BEGIN

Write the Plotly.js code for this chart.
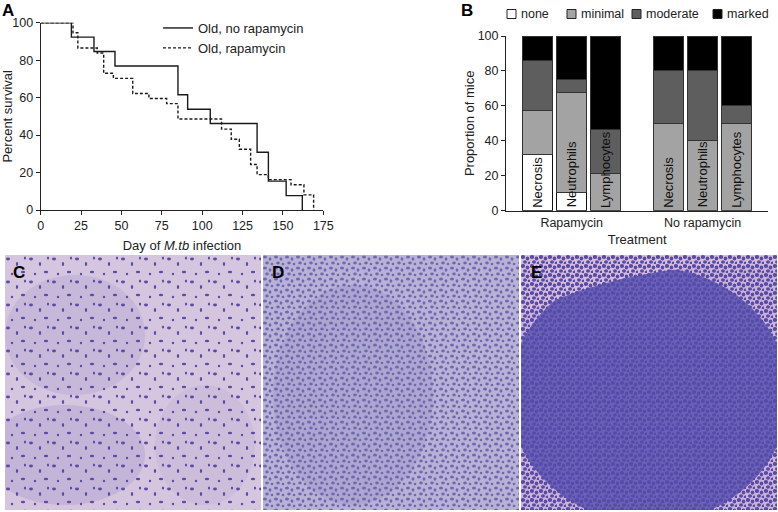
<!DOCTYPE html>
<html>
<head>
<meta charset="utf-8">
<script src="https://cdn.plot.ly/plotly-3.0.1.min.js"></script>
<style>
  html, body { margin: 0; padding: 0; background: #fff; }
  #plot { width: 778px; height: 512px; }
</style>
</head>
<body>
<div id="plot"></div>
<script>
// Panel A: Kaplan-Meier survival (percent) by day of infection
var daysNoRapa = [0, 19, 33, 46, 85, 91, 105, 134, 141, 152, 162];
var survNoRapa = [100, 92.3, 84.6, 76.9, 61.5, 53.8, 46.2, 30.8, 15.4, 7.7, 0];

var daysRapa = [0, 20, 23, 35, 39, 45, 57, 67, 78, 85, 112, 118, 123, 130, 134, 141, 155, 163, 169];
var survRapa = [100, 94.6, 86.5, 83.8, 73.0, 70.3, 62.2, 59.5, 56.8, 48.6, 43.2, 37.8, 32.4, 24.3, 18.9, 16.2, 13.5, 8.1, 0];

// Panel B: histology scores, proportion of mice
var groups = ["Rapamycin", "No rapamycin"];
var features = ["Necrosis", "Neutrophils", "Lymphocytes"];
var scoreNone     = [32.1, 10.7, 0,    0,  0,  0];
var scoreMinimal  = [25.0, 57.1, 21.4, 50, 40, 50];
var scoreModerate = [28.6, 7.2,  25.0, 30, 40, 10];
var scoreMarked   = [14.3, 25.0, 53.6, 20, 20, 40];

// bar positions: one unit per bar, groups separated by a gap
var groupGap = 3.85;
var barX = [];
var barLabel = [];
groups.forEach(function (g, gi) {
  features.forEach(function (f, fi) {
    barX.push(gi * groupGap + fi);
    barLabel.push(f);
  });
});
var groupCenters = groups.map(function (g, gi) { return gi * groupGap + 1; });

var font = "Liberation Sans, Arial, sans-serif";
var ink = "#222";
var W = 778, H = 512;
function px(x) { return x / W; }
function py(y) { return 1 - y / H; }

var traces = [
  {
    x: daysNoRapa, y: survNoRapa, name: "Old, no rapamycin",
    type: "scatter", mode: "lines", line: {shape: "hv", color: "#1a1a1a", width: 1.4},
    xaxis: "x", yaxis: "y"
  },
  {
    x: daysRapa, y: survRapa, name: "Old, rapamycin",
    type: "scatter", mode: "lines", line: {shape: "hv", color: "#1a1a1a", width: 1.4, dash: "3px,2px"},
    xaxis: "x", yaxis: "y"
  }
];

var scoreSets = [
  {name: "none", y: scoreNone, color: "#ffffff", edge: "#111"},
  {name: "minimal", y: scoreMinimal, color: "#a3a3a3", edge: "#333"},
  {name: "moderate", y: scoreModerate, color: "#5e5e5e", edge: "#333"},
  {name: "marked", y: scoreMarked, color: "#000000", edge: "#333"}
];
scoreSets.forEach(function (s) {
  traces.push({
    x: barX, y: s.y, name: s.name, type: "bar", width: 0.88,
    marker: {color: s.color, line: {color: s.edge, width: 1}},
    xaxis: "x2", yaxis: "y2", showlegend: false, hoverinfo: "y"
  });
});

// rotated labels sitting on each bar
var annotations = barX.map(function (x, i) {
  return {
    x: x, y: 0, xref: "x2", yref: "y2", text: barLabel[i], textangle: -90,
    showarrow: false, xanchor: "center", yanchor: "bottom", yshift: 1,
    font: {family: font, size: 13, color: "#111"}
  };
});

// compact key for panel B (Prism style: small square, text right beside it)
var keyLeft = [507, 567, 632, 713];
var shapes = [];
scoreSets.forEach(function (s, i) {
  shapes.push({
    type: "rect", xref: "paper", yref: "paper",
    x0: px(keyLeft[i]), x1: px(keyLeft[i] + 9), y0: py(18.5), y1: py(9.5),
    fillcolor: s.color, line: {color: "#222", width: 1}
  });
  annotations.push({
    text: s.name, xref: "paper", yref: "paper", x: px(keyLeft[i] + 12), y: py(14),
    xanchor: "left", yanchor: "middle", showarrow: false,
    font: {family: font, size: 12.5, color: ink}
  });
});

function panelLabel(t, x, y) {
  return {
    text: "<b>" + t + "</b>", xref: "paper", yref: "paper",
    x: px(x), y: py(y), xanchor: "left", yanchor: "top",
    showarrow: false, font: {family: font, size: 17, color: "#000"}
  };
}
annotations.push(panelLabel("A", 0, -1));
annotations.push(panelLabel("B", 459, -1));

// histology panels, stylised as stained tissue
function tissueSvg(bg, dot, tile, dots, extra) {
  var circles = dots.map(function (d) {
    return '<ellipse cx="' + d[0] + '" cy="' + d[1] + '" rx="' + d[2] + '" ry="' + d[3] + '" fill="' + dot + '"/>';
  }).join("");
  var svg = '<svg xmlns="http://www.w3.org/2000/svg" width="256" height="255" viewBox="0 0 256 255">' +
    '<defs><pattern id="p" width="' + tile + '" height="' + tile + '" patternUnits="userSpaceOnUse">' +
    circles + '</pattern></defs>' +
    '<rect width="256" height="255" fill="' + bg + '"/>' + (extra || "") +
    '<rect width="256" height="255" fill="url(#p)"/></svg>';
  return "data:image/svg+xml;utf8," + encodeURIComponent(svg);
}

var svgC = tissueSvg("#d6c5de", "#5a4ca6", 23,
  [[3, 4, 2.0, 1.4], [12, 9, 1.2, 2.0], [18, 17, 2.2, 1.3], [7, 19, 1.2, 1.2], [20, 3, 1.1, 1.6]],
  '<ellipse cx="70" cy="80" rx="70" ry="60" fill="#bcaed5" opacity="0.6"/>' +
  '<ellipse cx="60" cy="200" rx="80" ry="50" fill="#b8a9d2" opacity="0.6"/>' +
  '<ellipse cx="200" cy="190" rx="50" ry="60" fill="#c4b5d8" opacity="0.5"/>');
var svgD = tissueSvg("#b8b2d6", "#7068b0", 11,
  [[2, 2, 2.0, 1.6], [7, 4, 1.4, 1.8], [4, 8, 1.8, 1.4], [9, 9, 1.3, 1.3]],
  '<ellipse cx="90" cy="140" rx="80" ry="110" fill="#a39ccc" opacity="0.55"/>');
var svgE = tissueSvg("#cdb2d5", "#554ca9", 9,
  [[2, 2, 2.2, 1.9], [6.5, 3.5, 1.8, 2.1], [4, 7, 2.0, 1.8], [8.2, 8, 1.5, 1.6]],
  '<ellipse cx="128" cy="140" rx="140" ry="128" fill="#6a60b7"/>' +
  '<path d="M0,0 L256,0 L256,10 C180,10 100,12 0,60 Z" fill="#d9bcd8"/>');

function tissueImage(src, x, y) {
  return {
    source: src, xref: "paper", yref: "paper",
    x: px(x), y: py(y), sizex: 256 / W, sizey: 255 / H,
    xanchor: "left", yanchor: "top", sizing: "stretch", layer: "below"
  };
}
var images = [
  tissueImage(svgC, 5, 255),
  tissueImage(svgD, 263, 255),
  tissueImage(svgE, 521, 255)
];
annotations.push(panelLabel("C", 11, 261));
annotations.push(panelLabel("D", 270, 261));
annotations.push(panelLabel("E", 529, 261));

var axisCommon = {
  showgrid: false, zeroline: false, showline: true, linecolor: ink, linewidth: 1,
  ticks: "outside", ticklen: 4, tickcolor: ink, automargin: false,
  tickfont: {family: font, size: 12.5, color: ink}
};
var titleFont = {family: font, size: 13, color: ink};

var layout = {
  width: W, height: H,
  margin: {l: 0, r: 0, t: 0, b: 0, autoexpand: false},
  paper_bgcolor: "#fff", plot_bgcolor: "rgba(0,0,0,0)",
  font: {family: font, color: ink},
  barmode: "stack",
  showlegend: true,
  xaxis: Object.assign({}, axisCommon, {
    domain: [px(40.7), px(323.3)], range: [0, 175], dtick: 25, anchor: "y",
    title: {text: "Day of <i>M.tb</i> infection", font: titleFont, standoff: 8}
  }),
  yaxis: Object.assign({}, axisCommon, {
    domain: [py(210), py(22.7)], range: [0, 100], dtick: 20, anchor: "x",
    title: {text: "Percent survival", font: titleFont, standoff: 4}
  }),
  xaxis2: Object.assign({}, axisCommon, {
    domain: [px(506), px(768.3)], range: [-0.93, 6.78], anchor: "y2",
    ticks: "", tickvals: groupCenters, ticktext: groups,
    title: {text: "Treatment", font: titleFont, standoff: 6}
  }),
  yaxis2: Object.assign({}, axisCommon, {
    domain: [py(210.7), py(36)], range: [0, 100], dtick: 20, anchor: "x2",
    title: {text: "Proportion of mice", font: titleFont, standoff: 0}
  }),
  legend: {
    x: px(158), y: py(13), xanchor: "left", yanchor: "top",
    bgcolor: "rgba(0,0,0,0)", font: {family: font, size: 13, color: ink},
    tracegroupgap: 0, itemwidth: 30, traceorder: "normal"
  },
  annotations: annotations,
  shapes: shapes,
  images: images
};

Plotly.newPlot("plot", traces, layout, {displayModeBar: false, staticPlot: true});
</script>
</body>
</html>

END

> _To be done_
Skip the pictures, please, and transcribe only the lines from the beginning of the material through the one that contains "13.5, 8.1, 0];".

> _Output of the task_
Write the Plotly.js code for this chart.
<!DOCTYPE html>
<html>
<head>
<meta charset="utf-8">
<script src="https://cdn.plot.ly/plotly-3.0.1.min.js"></script>
<style>
  html, body { margin: 0; padding: 0; background: #fff; }
  #plot { width: 778px; height: 512px; }
</style>
</head>
<body>
<div id="plot"></div>
<script>
// Panel A: Kaplan-Meier survival (percent) by day of infection
var daysNoRapa = [0, 19, 33, 46, 85, 91, 105, 134, 141, 152, 162];
var survNoRapa = [100, 92.3, 84.6, 76.9, 61.5, 53.8, 46.2, 30.8, 15.4, 7.7, 0];

var daysRapa = [0, 20, 23, 35, 39, 45, 57, 67, 78, 85, 112, 118, 123, 130, 134, 141, 155, 163, 169];
var survRapa = [100, 94.6, 86.5, 83.8, 73.0, 70.3, 62.2, 59.5, 56.8, 48.6, 43.2, 37.8, 32.4, 24.3, 18.9, 16.2, 13.5, 8.1, 0];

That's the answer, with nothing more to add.